The number of migrants reaching the EU's borders reached nearly 340,000 during the first seven months of the year, up from 123,500 during the same period in 2014, according to the bloc's border agency Frontex.

At least 2,300 migrants have died at sea since January during attempts to reach Europe, almost invariably on overcrowded boats chartered by people smugglers. Just last week, 71 decomposing bodies were discovered in an abandoned truck in Austria -- in a grim reminder of the ruthlessness of human traffickers.

Swedish justice and migration minister Morgan Johansson welcomed the extraordinary meeting and called for joint efforts to tackle the Europe-wide crisis.

“It is an issue which Sweden has been virtually alone in pushing, but it is becoming more and more obvious that it has to happen. I hope more countries realize that,” he told the TT news agency.

The meeting in Brussels is set to discuss international cooperation, measures to prevent trafficking and how to outline a return policy.

READ ALSO: Were human smugglers on board both of death?

Sweden recorded the next biggest number of asylum applications in the EU in 2014 after Germany -- 13 percent, although as a proportion in relation to its population size, the country is shouldering the biggest burden in the bloc.

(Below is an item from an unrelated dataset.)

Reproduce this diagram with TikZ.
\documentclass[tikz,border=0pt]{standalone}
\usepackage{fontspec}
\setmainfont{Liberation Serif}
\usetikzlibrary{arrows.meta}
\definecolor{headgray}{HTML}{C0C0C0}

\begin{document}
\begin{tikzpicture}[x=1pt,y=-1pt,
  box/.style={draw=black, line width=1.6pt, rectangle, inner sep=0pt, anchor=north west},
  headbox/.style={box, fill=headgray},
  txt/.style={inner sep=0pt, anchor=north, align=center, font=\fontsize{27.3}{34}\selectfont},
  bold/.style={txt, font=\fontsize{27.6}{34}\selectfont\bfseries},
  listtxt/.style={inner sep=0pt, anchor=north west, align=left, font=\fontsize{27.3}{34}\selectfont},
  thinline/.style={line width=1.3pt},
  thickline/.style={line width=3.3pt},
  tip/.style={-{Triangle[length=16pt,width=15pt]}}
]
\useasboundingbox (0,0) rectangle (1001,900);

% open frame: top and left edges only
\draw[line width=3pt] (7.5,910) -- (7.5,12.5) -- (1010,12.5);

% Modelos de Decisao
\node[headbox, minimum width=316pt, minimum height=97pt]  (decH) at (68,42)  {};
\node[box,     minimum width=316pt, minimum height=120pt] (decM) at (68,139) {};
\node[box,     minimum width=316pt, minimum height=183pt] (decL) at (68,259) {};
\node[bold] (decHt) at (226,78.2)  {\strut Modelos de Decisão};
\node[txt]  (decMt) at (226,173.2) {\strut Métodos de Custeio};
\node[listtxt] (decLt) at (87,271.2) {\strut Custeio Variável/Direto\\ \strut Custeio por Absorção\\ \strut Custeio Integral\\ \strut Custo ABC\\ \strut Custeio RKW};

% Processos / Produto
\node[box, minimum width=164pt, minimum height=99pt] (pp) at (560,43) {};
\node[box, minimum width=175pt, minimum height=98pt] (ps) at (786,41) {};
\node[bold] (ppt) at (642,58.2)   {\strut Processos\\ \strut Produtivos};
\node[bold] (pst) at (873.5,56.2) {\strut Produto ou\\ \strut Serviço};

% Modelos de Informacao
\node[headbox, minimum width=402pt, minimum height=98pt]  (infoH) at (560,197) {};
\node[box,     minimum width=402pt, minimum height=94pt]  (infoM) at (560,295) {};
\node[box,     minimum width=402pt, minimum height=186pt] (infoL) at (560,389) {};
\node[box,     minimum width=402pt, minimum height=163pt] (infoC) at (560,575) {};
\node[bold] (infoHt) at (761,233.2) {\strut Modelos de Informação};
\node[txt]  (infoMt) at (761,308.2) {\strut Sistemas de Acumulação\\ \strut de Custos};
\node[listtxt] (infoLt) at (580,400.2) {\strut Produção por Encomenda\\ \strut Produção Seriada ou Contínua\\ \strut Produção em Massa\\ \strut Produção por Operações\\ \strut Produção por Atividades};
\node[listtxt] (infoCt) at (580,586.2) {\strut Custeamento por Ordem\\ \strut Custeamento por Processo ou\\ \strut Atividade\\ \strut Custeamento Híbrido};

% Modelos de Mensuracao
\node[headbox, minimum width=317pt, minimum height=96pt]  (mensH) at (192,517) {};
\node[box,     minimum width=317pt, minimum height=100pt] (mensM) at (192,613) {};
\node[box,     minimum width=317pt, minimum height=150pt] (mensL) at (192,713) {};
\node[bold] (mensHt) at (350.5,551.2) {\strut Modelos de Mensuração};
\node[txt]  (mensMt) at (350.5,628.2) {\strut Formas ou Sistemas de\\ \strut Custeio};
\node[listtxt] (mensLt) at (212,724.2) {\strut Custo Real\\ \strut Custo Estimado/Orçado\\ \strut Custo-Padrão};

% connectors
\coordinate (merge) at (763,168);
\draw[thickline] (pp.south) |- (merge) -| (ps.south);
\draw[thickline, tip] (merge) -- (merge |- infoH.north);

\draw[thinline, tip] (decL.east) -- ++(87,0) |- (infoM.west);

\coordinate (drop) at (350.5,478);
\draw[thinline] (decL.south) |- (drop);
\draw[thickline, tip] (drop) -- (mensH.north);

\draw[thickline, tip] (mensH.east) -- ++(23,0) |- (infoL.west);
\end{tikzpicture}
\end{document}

However there are signs that refugees are starting to shun the Nordic nation as news spreads about long waiting times and cumbersome bureaucracy in Sweden.

A report by Sweden's Migration Board (Migrationsverket) last month suggested that the number of predicted asylum seekers in 2015 would be around 74,000, compared to the 90,000 it suggested in February

“The processing times are pretty long compared to Germany, which has a fast-track lane...in Sweden it is difficult to get housing and jobs; this affects people's choice of destination country,” Anders Danielsson, head of the Swedish Migration Board, told the TT newswire in July.